US housing starts up 40% in last year but still half of 50-year average

Housing starts in the US were up today. The Wall Street Journal writes that number came in at 717,000.

U.S. home building grew in April, the latest sign that the recovery may be strengthening in the long-struggling market.

Home construction increased 2.6% from March to a seasonally adjusted annual rate of 717,000, the Commerce Department said Wednesday. Year-over-year, starts were up nearly 30%.

Economists surveyed by Dow Jones Newswires had forecast April’s housing starts would grow to a seasonally adjusted annual rate of 685,000. That would have been a 4.7% jump from the prior month’s previously reported figures. March starts, however, were revised significantly upward to a rate of 699,000 starts from a previously reported 654,000.

[…]

This year’s home construction figures, while up from a low of 478,000 in April 2009, are still well below the historical average. Builders have started construction on about 1.5 million new homes per year since 1959.

Get that? This is half the average over the last fifty years. Reuters’ Scott Barber is really churning out the charts. Here is another one that is absolutely astonishing.

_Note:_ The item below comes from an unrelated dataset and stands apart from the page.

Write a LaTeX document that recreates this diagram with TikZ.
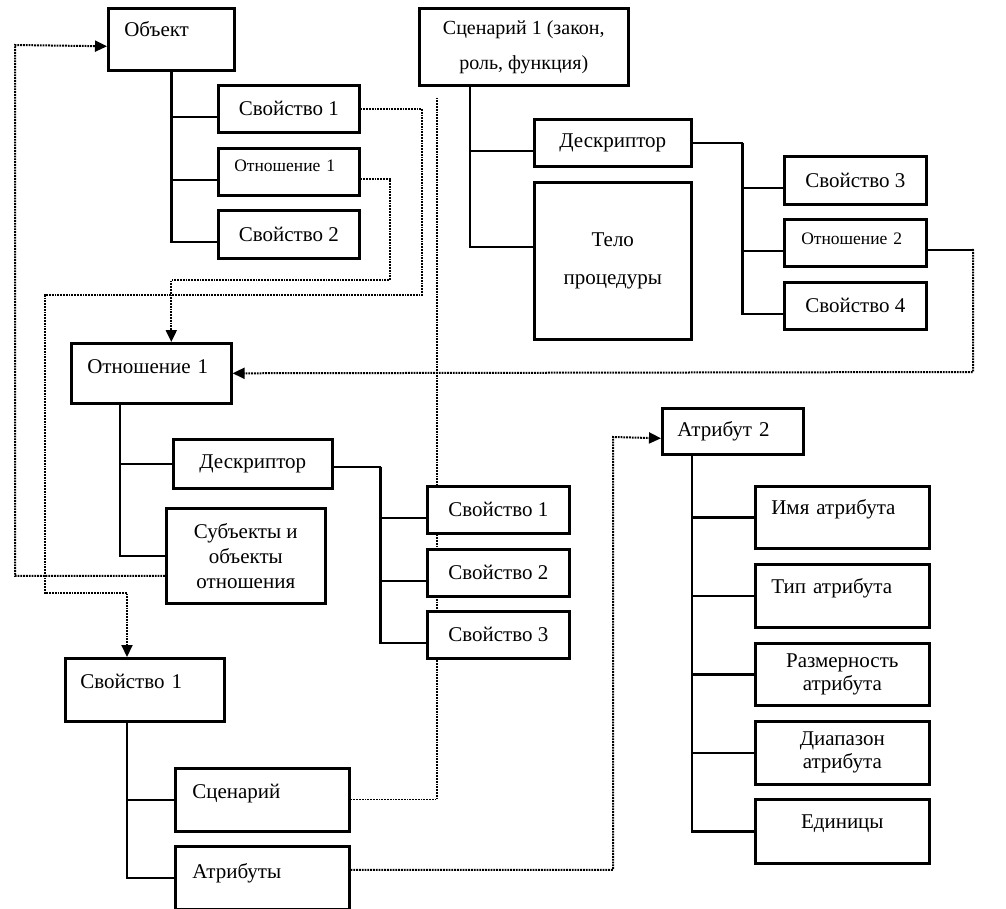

When people tell you housing is rebounding, they should look at this chart. It gives you a sense of how far things have to go. We are definitely in a seasonal upswing, maybe even a cyclical one. But I think its premature to say we are in a secular rebound in housing – and that really is the only rebound that matters if you look at this chart. After all we have no idea when the next cyclical slowdown will hit the US. I guarantee you that house prices will resume falling if the US has a recession anytime between now and 2015.